┌────────
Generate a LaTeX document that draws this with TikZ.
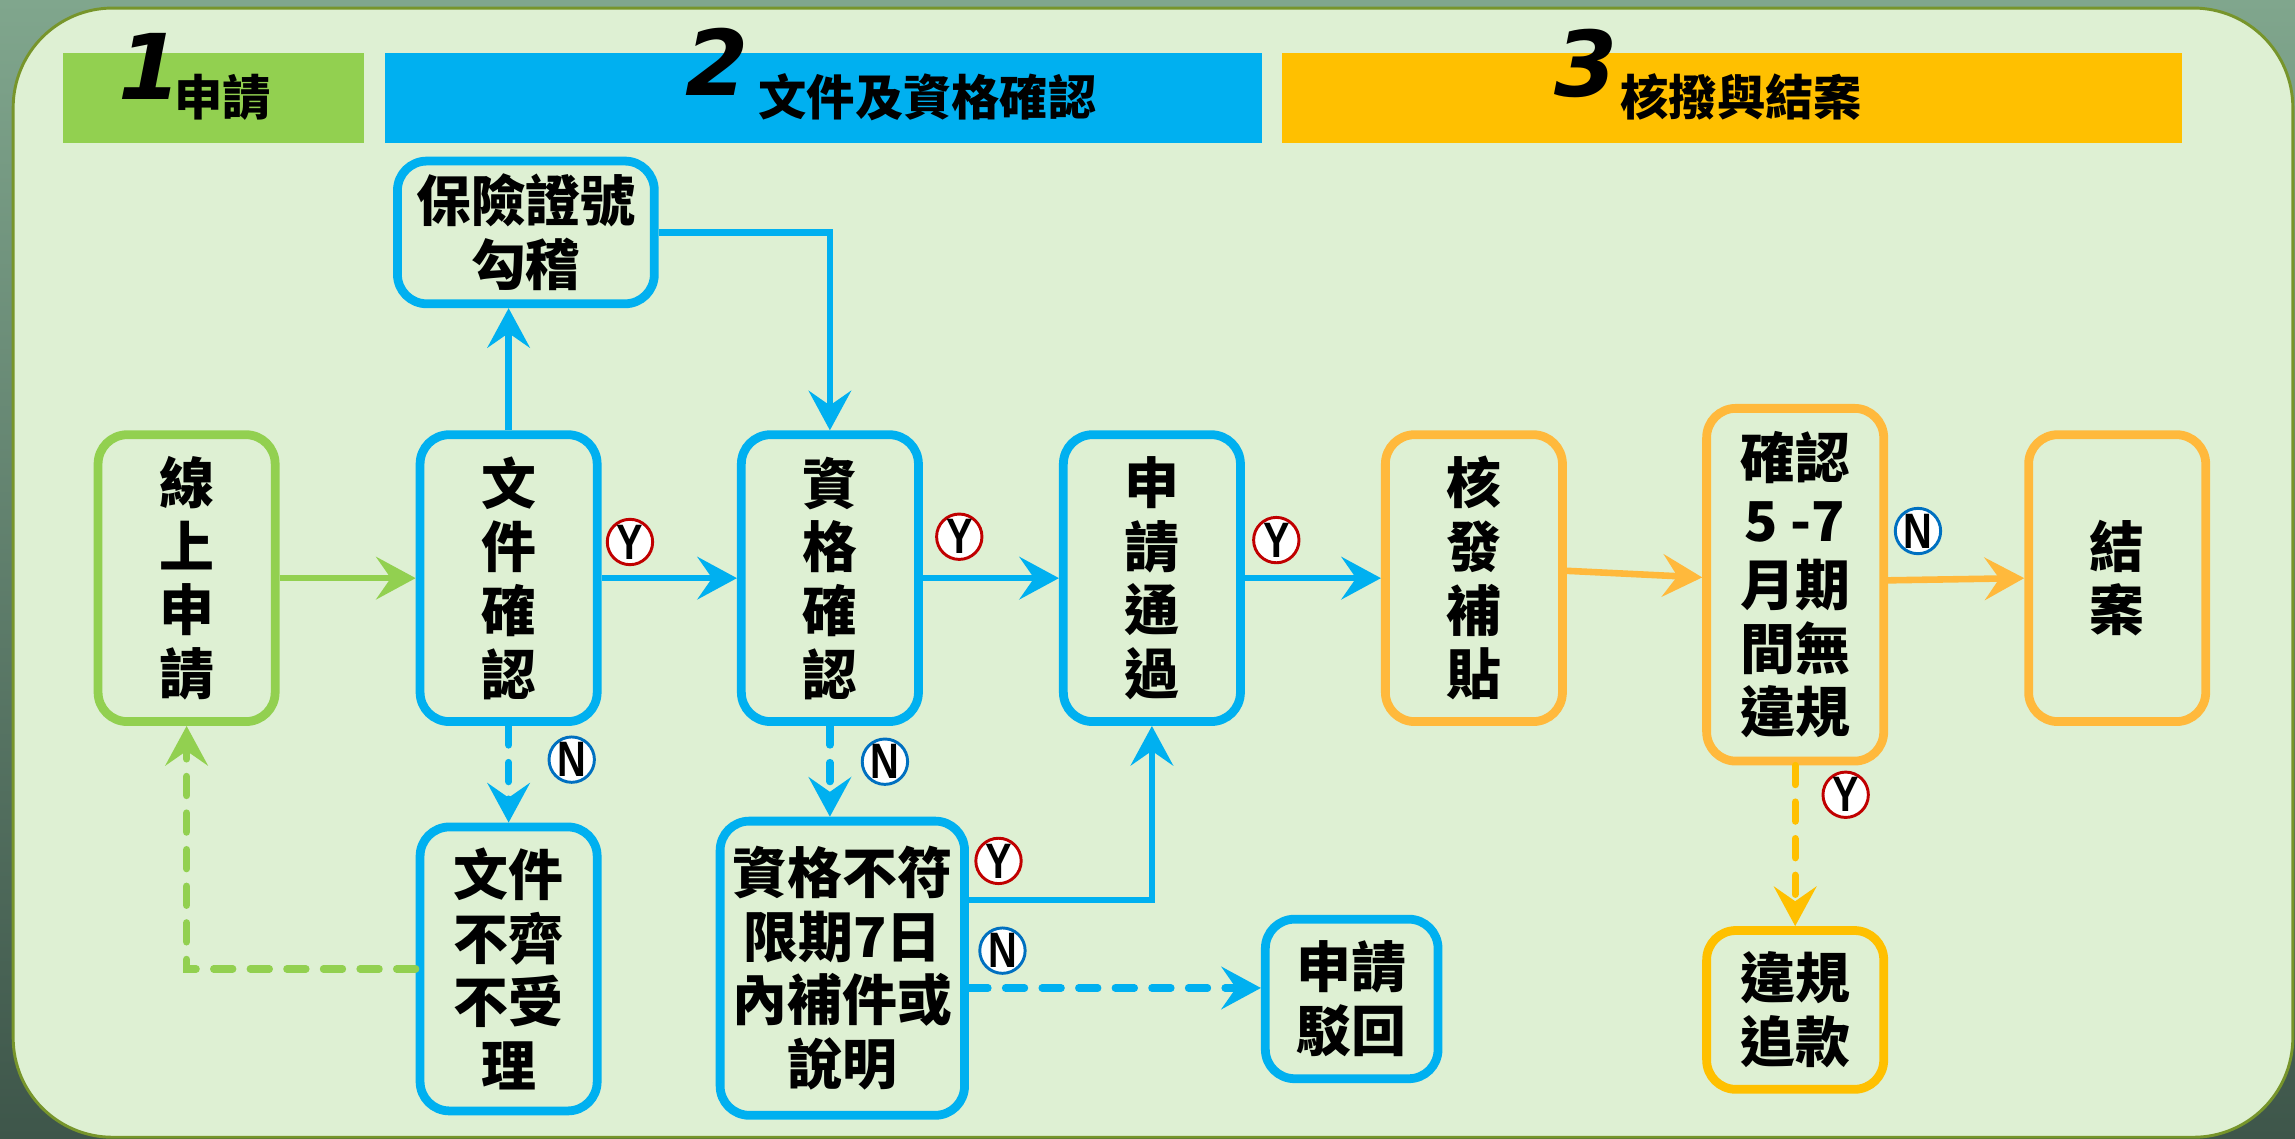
\documentclass[tikz,border=0pt]{standalone}
\usepackage{fontspec}
\newfontfamily\cjk{Noto Sans CJK TC}
\newfontfamily\numfam{DejaVu Sans}
\newfontfamily\labfam{Liberation Sans}
\usetikzlibrary{arrows.meta}
\definecolor{cgreen}{HTML}{92D050}
\definecolor{cblue}{HTML}{00B0F0}
\definecolor{cgoldh}{HTML}{FFC000}
\definecolor{corange}{HTML}{FFB93C}
\definecolor{cpanel}{HTML}{DEF0D3}
\definecolor{colive}{HTML}{77952B}
\definecolor{cbgtop}{HTML}{80A68D}
\definecolor{cbgbot}{HTML}{3E564A}
\definecolor{cred}{HTML}{C00000}
\definecolor{cnblue}{HTML}{0070C0}
\newcommand\boxfont{\cjk\bfseries\fontsize{37.5}{43.5}\selectfont}
\newcommand\hdrfont{\cjk\bfseries\fontsize{33}{36}\selectfont}
\newcommand\numfont{\numfam\bfseries\itshape\fontsize{62}{62}\selectfont}
\newcommand\labfont{\labfam\bfseries\fontsize{34}{34}\selectfont}
\tikzset{
  flowbox/.style={rounded corners=20pt, line width=6pt, align=center, inner sep=0pt, font=\boxfont, minimum width=121pt},
  gbox/.style={flowbox, draw=cgreen},
  bbox/.style={flowbox, draw=cblue},
  obox/.style={flowbox, draw=corange},
  ybox/.style={flowbox, draw=cgoldh},
  hdrband/.style={inner sep=0pt, minimum height=62pt},
  numtxt/.style={inner sep=0pt, anchor=base west, font=\numfont},
  hdrtxt/.style={inner sep=0pt, anchor=base west, font=\hdrfont},
  conn/.style={line width=4.5pt, -{Stealth[length=27pt,width=29pt,inset=10pt]}},
  dconn/.style={line width=5pt, line cap=round, dash pattern=on 13pt off 12pt, -{Stealth[length=27pt,width=29pt,inset=10pt]}},
  ylab/.style={circle, draw=cred, line width=2pt, fill=white, minimum size=31pt, inner sep=0pt, font=\labfont},
  nlab/.style={circle, draw=cnblue, line width=2pt, fill=white, minimum size=31pt, inner sep=0pt, font=\labfont}
}
\begin{document}
\begin{tikzpicture}[x=1pt,y=-1pt]
\useasboundingbox (0,0) rectangle (1568,778);
\shade[top color=cbgtop, bottom color=cbgbot] (0,0) rectangle (1568,778);
\path[draw=colive, fill=cpanel, line width=2pt, rounded corners=68pt] (9,5.5) rectangle (1566.5,777);

% headers
\node[hdrband, fill=cgreen, minimum width=206pt] (h1) at (146,67) {};
\node[hdrband, fill=cblue, minimum width=599pt] (h2) at (562.5,67) {};
\node[hdrband, fill=cgoldh, minimum width=615pt] (h3) at (1183.5,67) {};
\node[numtxt] (h1n) at (81,68) {1};
\node[hdrtxt] (h1t) at (119,79) {申請};
\node[numtxt] (h2n) at (468,65) {2};
\node[hdrtxt] (h2t) at (518,79) {文件及資格確認};
\node[numtxt] (h3n) at (1062,66) {3};
\node[hdrtxt] (h3t) at (1107,79) {核撥與結案};

% boxes
\node[gbox, minimum height=196pt] (n1) at (127.5,395) {線\\上\\申\\請};
\node[bbox, minimum height=196pt] (n2) at (347.5,395) {文\\件\\確\\認};
\node[bbox, minimum height=196pt] (n3) at (567,395) {資\\格\\確\\認};
\node[bbox, minimum height=196pt] (n4) at (787,395) {申\\請\\通\\過};
\node[obox, minimum height=196pt] (n5) at (1007,395) {核\\發\\補\\貼};
\node[obox, minimum height=241pt] (n6) at (1226.5,399.5) {確認\\5 -7\\月期\\間無\\違規};
\node[obox, minimum height=196pt] (n7) at (1446.5,395) {結\\案};
\node[bbox, minimum width=175.5pt, minimum height=97.5pt] (n8) at (359.3,158.8) {保險證號\\勾稽};
\node[bbox, minimum height=194pt] (n9) at (347.5,662) {文件\\不齊\\不受\\理};
\node[bbox, minimum width=167pt, minimum height=201pt] (n10) at (575.5,661.5) {資格不符\\限期7日\\內補件或\\說明};
\node[bbox, minimum width=118pt, minimum height=109pt] (n11) at (923.5,682.5) {申請\\駁回};
\node[ybox, minimum height=108.5pt] (n12) at (1226.5,690) {違規\\追款};

% connectors
\draw[conn, cgreen] (n1) -- (n2);
\draw[conn, cblue] (n2) -- (n3);
\draw[conn, cblue] (n3) -- (n4);
\draw[conn, cblue] (n4) -- (n5);
\draw[conn, corange] ([yshift=5pt]n5.east) -- ([yshift=5pt]n6.west);
\draw[conn, corange] ([yshift=3pt]n6.east) -- (n7.west);
\draw[conn, cblue] (n2.north) -- (n2.north |- n8.south);
\draw[conn, cblue] (n8.east) -| (n3.north);
\draw[dconn, cblue] (n2.south) -- (n9.north);
\draw[dconn, cgreen] (n9.west) -| (n1.south);
\draw[dconn, cblue] (n3.south) -- (n3.south |- n10.north);
\draw[conn, cblue] ([yshift=46.5pt]n10.east) -| (n4.south);
\draw[dconn, cblue] ([yshift=-13.5pt]n10.east) -- ([yshift=-13.5pt]n10.east -| n11.west);
\draw[dconn, cgoldh] (n6.south) -- (n12.north);

% Y / N labels
\node[ylab] (y1) at (430.4,370.3) {\scalebox{0.8}[1]{Y}};
\node[ylab] (y2) at (655.4,366.7) {\scalebox{0.8}[1]{Y}};
\node[ylab] (y3) at (872,369) {\scalebox{0.8}[1]{Y}};
\node[ylab] (y4) at (682.2,588.2) {\scalebox{0.8}[1]{Y}};
\node[ylab] (y5) at (1261,543) {\scalebox{0.8}[1]{Y}};
\node[nlab] (m1) at (390.6,519) {\scalebox{0.8}[1]{N}};
\node[nlab] (m2) at (604.6,520.4) {\scalebox{0.8}[1]{N}};
\node[nlab] (m3) at (684.9,649.5) {\scalebox{0.8}[1]{N}};
\node[nlab] (m4) at (1310.4,362.8) {\scalebox{0.8}[1]{N}};
\end{tikzpicture}
\end{document}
└────────
- _SET PROBLEM_: Using the material above, return every line exactly as it appears, minus the pictures.

- _ANSWER FOR THIS EXERCISE_:
Generate a LaTeX document that draws this with TikZ.
\documentclass[tikz,border=0pt]{standalone}
\usepackage{fontspec}
\newfontfamily\cjk{Noto Sans CJK TC}
\newfontfamily\numfam{DejaVu Sans}
\newfontfamily\labfam{Liberation Sans}
\usetikzlibrary{arrows.meta}
\definecolor{cgreen}{HTML}{92D050}
\definecolor{cblue}{HTML}{00B0F0}
\definecolor{cgoldh}{HTML}{FFC000}
\definecolor{corange}{HTML}{FFB93C}
\definecolor{cpanel}{HTML}{DEF0D3}
\definecolor{colive}{HTML}{77952B}
\definecolor{cbgtop}{HTML}{80A68D}
\definecolor{cbgbot}{HTML}{3E564A}
\definecolor{cred}{HTML}{C00000}
\definecolor{cnblue}{HTML}{0070C0}
\newcommand\boxfont{\cjk\bfseries\fontsize{37.5}{43.5}\selectfont}
\newcommand\hdrfont{\cjk\bfseries\fontsize{33}{36}\selectfont}
\newcommand\numfont{\numfam\bfseries\itshape\fontsize{62}{62}\selectfont}
\newcommand\labfont{\labfam\bfseries\fontsize{34}{34}\selectfont}
\tikzset{
  flowbox/.style={rounded corners=20pt, line width=6pt, align=center, inner sep=0pt, font=\boxfont, minimum width=121pt},
  gbox/.style={flowbox, draw=cgreen},
  bbox/.style={flowbox, draw=cblue},
  obox/.style={flowbox, draw=corange},
  ybox/.style={flowbox, draw=cgoldh},
  hdrband/.style={inner sep=0pt, minimum height=62pt},
  numtxt/.style={inner sep=0pt, anchor=base west, font=\numfont},
  hdrtxt/.style={inner sep=0pt, anchor=base west, font=\hdrfont},
  conn/.style={line width=4.5pt, -{Stealth[length=27pt,width=29pt,inset=10pt]}},
  dconn/.style={line width=5pt, line cap=round, dash pattern=on 13pt off 12pt, -{Stealth[length=27pt,width=29pt,inset=10pt]}},
  ylab/.style={circle, draw=cred, line width=2pt, fill=white, minimum size=31pt, inner sep=0pt, font=\labfont},
  nlab/.style={circle, draw=cnblue, line width=2pt, fill=white, minimum size=31pt, inner sep=0pt, font=\labfont}
}
\begin{document}
\begin{tikzpicture}[x=1pt,y=-1pt]
\useasboundingbox (0,0) rectangle (1568,778);
\shade[top color=cbgtop, bottom color=cbgbot] (0,0) rectangle (1568,778);
\path[draw=colive, fill=cpanel, line width=2pt, rounded corners=68pt] (9,5.5) rectangle (1566.5,777);

% headers
\node[hdrband, fill=cgreen, minimum width=206pt] (h1) at (146,67) {};
\node[hdrband, fill=cblue, minimum width=599pt] (h2) at (562.5,67) {};
\node[hdrband, fill=cgoldh, minimum width=615pt] (h3) at (1183.5,67) {};
\node[numtxt] (h1n) at (81,68) {1};
\node[hdrtxt] (h1t) at (119,79) {申請};
\node[numtxt] (h2n) at (468,65) {2};
\node[hdrtxt] (h2t) at (518,79) {文件及資格確認};
\node[numtxt] (h3n) at (1062,66) {3};
\node[hdrtxt] (h3t) at (1107,79) {核撥與結案};

% boxes
\node[gbox, minimum height=196pt] (n1) at (127.5,395) {線\\上\\申\\請};
\node[bbox, minimum height=196pt] (n2) at (347.5,395) {文\\件\\確\\認};
\node[bbox, minimum height=196pt] (n3) at (567,395) {資\\格\\確\\認};
\node[bbox, minimum height=196pt] (n4) at (787,395) {申\\請\\通\\過};
\node[obox, minimum height=196pt] (n5) at (1007,395) {核\\發\\補\\貼};
\node[obox, minimum height=241pt] (n6) at (1226.5,399.5) {確認\\5 -7\\月期\\間無\\違規};
\node[obox, minimum height=196pt] (n7) at (1446.5,395) {結\\案};
\node[bbox, minimum width=175.5pt, minimum height=97.5pt] (n8) at (359.3,158.8) {保險證號\\勾稽};
\node[bbox, minimum height=194pt] (n9) at (347.5,662) {文件\\不齊\\不受\\理};
\node[bbox, minimum width=167pt, minimum height=201pt] (n10) at (575.5,661.5) {資格不符\\限期7日\\內補件或\\說明};
\node[bbox, minimum width=118pt, minimum height=109pt] (n11) at (923.5,682.5) {申請\\駁回};
\node[ybox, minimum height=108.5pt] (n12) at (1226.5,690) {違規\\追款};

% connectors
\draw[conn, cgreen] (n1) -- (n2);
\draw[conn, cblue] (n2) -- (n3);
\draw[conn, cblue] (n3) -- (n4);
\draw[conn, cblue] (n4) -- (n5);
\draw[conn, corange] ([yshift=5pt]n5.east) -- ([yshift=5pt]n6.west);
\draw[conn, corange] ([yshift=3pt]n6.east) -- (n7.west);
\draw[conn, cblue] (n2.north) -- (n2.north |- n8.south);
\draw[conn, cblue] (n8.east) -| (n3.north);
\draw[dconn, cblue] (n2.south) -- (n9.north);
\draw[dconn, cgreen] (n9.west) -| (n1.south);
\draw[dconn, cblue] (n3.south) -- (n3.south |- n10.north);
\draw[conn, cblue] ([yshift=46.5pt]n10.east) -| (n4.south);
\draw[dconn, cblue] ([yshift=-13.5pt]n10.east) -- ([yshift=-13.5pt]n10.east -| n11.west);
\draw[dconn, cgoldh] (n6.south) -- (n12.north);

% Y / N labels
\node[ylab] (y1) at (430.4,370.3) {\scalebox{0.8}[1]{Y}};
\node[ylab] (y2) at (655.4,366.7) {\scalebox{0.8}[1]{Y}};
\node[ylab] (y3) at (872,369) {\scalebox{0.8}[1]{Y}};
\node[ylab] (y4) at (682.2,588.2) {\scalebox{0.8}[1]{Y}};
\node[ylab] (y5) at (1261,543) {\scalebox{0.8}[1]{Y}};
\node[nlab] (m1) at (390.6,519) {\scalebox{0.8}[1]{N}};
\node[nlab] (m2) at (604.6,520.4) {\scalebox{0.8}[1]{N}};
\node[nlab] (m3) at (684.9,649.5) {\scalebox{0.8}[1]{N}};
\node[nlab] (m4) at (1310.4,362.8) {\scalebox{0.8}[1]{N}};
\end{tikzpicture}
\end{document}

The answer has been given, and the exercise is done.